- [WRITTEN TASK] Write the data below out exactly as it stands. Do not include the pictures.

- [SOURCE DATA]

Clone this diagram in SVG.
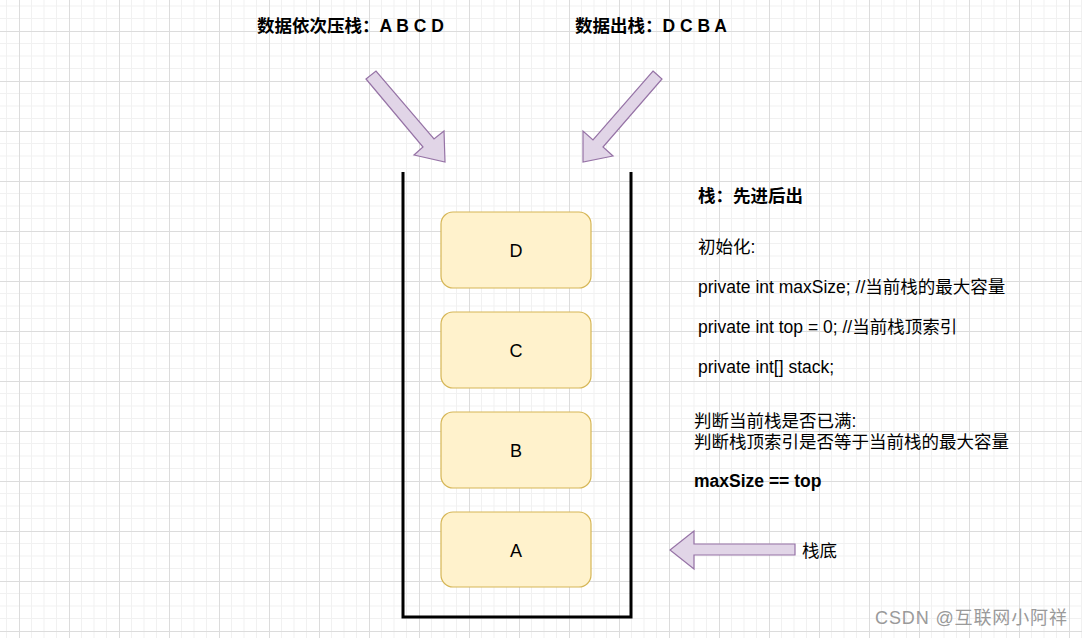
<svg xmlns="http://www.w3.org/2000/svg" width="1082" height="638" viewBox="0 0 1082 638">
<defs>
<pattern id="grid" patternUnits="userSpaceOnUse" x="19" y="31" width="50" height="50">
<path d="M12.5 0V50M25 0V50M37.5 0V50M0 12.5H50M0 25H50M0 37.5H50" stroke="#f1f1f1" stroke-width="1" fill="none"/>
<path d="M0.5 0V50M0 0.5H50" stroke="#dcdcdc" stroke-width="1" fill="none"/>
</pattern>
</defs>
<style>
.bold{font-family:"Liberation Sans","Noto Sans CJK SC",sans-serif;font-weight:bold;font-size:17.5px;fill:#000}
.reg{font-family:"Liberation Sans","Noto Sans CJK SC",sans-serif;font-size:17.5px;fill:#000}
.box{fill:#fff2cc;stroke:#d6b656;stroke-width:1.2}
.lbl{font-family:"Liberation Sans",sans-serif;font-size:18px;fill:#000;text-anchor:middle}
.arrow{fill:#e1d5e7;stroke:#9673a6;stroke-width:1.2;stroke-linejoin:miter}
.wall{fill:none;stroke:#000;stroke-width:3}
</style>
<rect width="1082" height="638" fill="#ffffff"/>
<rect width="1082" height="638" fill="url(#grid)"/>
<g id="title-push"><text class="bold" x="257" y="32">数据依次压栈：A B C D</text></g>
<g id="title-pop"><text class="bold" x="575" y="32">数据出栈：D C B A</text></g>
<g id="connectors">
<polygon class="arrow" points="366,79 376,71 434,139 444,131 445,162 414,155 423,147"/>
<polygon class="arrow" points="653,71 662,79 603,147 613,156 583,162 583,131 593,140"/>
<polygon class="arrow" points="795,544 694,544 694,531 670,550 694,569 694,555 795,555"/>
</g>
<g id="stack"><polyline class="wall" points="403,172 403,617 631,617 631,172"/></g>
<g id="node-D"><rect class="box" x="441" y="212" width="150" height="76" rx="12"/><text class="lbl" x="516" y="257">D</text></g>
<g id="node-C"><rect class="box" x="441" y="312" width="150" height="76" rx="12"/><text class="lbl" x="516" y="357">C</text></g>
<g id="node-B"><rect class="box" x="441" y="412" width="150" height="76" rx="12"/><text class="lbl" x="516" y="457">B</text></g>
<g id="node-A"><rect class="box" x="441" y="512" width="150" height="75" rx="12"/><text class="lbl" x="516" y="557">A</text></g>
<g id="info">
<text class="bold" x="698" y="202">栈：先进后出</text>
<text class="reg" x="698" y="253">初始化:</text>
<text class="reg" x="698" y="293">private int maxSize; //当前栈的最大容量</text>
<text class="reg" x="698" y="333">private int top = 0; //当前栈顶索引</text>
<text class="reg" x="698" y="373">private int[] stack;</text>
<text class="reg" x="694" y="427">判断当前栈是否已满:</text>
<text class="reg" x="694" y="448">判断栈顶索引是否等于当前栈的最大容量</text>
<text class="bold" x="694" y="487">maxSize == top</text>
</g>
<g id="bottom-label"><text class="reg" x="802" y="557">栈底</text></g>
<g id="watermark"><text x="875" y="624" font-family="Liberation Sans,Noto Sans CJK SC,sans-serif" font-size="18px" fill="#9a9a9a" textLength="192" lengthAdjust="spacing">CSDN @互联网小阿祥</text></g>
</svg>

- [ANSWER TO THE EXERCISE]
Clone this diagram in SVG.
<svg xmlns="http://www.w3.org/2000/svg" width="1082" height="638" viewBox="0 0 1082 638">
<defs>
<pattern id="grid" patternUnits="userSpaceOnUse" x="19" y="31" width="50" height="50">
<path d="M12.5 0V50M25 0V50M37.5 0V50M0 12.5H50M0 25H50M0 37.5H50" stroke="#f1f1f1" stroke-width="1" fill="none"/>
<path d="M0.5 0V50M0 0.5H50" stroke="#dcdcdc" stroke-width="1" fill="none"/>
</pattern>
</defs>
<style>
.bold{font-family:"Liberation Sans","Noto Sans CJK SC",sans-serif;font-weight:bold;font-size:17.5px;fill:#000}
.reg{font-family:"Liberation Sans","Noto Sans CJK SC",sans-serif;font-size:17.5px;fill:#000}
.box{fill:#fff2cc;stroke:#d6b656;stroke-width:1.2}
.lbl{font-family:"Liberation Sans",sans-serif;font-size:18px;fill:#000;text-anchor:middle}
.arrow{fill:#e1d5e7;stroke:#9673a6;stroke-width:1.2;stroke-linejoin:miter}
.wall{fill:none;stroke:#000;stroke-width:3}
</style>
<rect width="1082" height="638" fill="#ffffff"/>
<rect width="1082" height="638" fill="url(#grid)"/>
<g id="title-push"><text class="bold" x="257" y="32">数据依次压栈：A B C D</text></g>
<g id="title-pop"><text class="bold" x="575" y="32">数据出栈：D C B A</text></g>
<g id="connectors">
<polygon class="arrow" points="366,79 376,71 434,139 444,131 445,162 414,155 423,147"/>
<polygon class="arrow" points="653,71 662,79 603,147 613,156 583,162 583,131 593,140"/>
<polygon class="arrow" points="795,544 694,544 694,531 670,550 694,569 694,555 795,555"/>
</g>
<g id="stack"><polyline class="wall" points="403,172 403,617 631,617 631,172"/></g>
<g id="node-D"><rect class="box" x="441" y="212" width="150" height="76" rx="12"/><text class="lbl" x="516" y="257">D</text></g>
<g id="node-C"><rect class="box" x="441" y="312" width="150" height="76" rx="12"/><text class="lbl" x="516" y="357">C</text></g>
<g id="node-B"><rect class="box" x="441" y="412" width="150" height="76" rx="12"/><text class="lbl" x="516" y="457">B</text></g>
<g id="node-A"><rect class="box" x="441" y="512" width="150" height="75" rx="12"/><text class="lbl" x="516" y="557">A</text></g>
<g id="info">
<text class="bold" x="698" y="202">栈：先进后出</text>
<text class="reg" x="698" y="253">初始化:</text>
<text class="reg" x="698" y="293">private int maxSize; //当前栈的最大容量</text>
<text class="reg" x="698" y="333">private int top = 0; //当前栈顶索引</text>
<text class="reg" x="698" y="373">private int[] stack;</text>
<text class="reg" x="694" y="427">判断当前栈是否已满:</text>
<text class="reg" x="694" y="448">判断栈顶索引是否等于当前栈的最大容量</text>
<text class="bold" x="694" y="487">maxSize == top</text>
</g>
<g id="bottom-label"><text class="reg" x="802" y="557">栈底</text></g>
<g id="watermark"><text x="875" y="624" font-family="Liberation Sans,Noto Sans CJK SC,sans-serif" font-size="18px" fill="#9a9a9a" textLength="192" lengthAdjust="spacing">CSDN @互联网小阿祥</text></g>
</svg>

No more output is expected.